* **Your goal**
Copy everything from the line with "Clone this chart in Apache ECharts." down to the line with "const NAVY = '#2a4459';", inclusive of both, exactly as written; leave out all pictures.

* **Data excerpts**

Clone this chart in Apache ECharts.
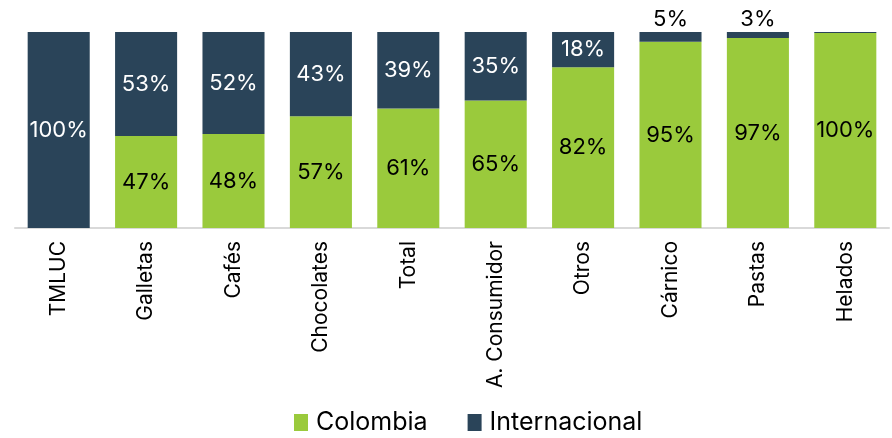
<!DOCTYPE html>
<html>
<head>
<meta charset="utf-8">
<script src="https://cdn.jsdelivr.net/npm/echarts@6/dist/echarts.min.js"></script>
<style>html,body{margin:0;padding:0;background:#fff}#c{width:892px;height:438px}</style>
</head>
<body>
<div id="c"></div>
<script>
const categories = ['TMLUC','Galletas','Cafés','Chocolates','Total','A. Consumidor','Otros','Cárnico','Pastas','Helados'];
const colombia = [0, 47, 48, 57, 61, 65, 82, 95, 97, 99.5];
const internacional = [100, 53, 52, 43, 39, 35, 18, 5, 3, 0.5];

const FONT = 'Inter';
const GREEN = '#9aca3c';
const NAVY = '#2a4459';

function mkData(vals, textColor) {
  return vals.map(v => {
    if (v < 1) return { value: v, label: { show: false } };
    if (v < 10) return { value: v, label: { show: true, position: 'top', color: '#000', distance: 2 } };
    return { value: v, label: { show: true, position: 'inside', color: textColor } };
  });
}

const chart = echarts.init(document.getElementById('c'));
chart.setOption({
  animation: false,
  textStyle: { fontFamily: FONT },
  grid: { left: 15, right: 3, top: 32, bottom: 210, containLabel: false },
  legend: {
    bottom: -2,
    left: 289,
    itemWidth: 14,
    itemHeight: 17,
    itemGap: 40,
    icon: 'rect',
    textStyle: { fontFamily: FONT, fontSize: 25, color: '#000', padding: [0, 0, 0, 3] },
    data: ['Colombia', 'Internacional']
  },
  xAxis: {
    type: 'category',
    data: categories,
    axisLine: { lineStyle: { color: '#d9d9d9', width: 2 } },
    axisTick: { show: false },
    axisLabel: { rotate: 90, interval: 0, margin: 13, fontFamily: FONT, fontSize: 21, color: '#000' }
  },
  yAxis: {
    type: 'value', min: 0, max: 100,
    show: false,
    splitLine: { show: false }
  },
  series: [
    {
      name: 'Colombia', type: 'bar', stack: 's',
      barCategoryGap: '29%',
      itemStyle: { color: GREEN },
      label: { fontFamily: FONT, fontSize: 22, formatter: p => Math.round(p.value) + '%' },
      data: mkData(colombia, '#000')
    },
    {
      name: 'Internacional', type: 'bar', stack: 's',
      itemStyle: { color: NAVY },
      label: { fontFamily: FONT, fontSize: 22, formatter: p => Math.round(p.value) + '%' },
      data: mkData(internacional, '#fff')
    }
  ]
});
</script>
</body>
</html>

---

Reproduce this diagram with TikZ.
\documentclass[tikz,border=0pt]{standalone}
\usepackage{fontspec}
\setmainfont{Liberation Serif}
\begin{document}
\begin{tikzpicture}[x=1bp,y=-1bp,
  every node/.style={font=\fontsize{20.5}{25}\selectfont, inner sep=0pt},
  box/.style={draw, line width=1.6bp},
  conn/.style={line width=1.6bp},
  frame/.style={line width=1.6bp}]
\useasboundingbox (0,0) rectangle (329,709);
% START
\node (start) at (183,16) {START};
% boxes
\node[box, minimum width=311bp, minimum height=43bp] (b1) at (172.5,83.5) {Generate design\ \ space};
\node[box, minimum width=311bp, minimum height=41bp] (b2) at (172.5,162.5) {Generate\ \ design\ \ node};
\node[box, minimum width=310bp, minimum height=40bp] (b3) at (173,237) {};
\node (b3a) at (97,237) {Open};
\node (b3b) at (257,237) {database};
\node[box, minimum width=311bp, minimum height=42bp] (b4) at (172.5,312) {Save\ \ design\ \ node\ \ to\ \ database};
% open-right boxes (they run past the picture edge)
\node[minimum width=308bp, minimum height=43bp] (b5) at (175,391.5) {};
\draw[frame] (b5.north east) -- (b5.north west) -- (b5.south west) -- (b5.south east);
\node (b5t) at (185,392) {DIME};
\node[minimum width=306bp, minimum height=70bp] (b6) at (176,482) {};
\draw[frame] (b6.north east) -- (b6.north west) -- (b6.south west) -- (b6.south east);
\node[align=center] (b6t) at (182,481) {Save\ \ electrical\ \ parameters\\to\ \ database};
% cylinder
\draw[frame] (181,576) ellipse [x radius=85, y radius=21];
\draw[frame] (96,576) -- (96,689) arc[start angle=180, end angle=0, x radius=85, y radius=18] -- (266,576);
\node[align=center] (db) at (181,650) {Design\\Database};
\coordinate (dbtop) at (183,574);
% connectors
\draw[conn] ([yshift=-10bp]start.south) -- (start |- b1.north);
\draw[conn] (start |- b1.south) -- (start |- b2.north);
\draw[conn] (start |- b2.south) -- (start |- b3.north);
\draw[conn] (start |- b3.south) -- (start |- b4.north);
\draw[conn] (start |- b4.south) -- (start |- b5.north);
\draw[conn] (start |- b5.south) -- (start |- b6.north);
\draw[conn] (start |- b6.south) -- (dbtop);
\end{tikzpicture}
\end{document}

* **Task answer**
Clone this chart in Apache ECharts.
<!DOCTYPE html>
<html>
<head>
<meta charset="utf-8">
<script src="https://cdn.jsdelivr.net/npm/echarts@6/dist/echarts.min.js"></script>
<style>html,body{margin:0;padding:0;background:#fff}#c{width:892px;height:438px}</style>
</head>
<body>
<div id="c"></div>
<script>
const categories = ['TMLUC','Galletas','Cafés','Chocolates','Total','A. Consumidor','Otros','Cárnico','Pastas','Helados'];
const colombia = [0, 47, 48, 57, 61, 65, 82, 95, 97, 99.5];
const internacional = [100, 53, 52, 43, 39, 35, 18, 5, 3, 0.5];

const FONT = 'Inter';
const GREEN = '#9aca3c';
const NAVY = '#2a4459';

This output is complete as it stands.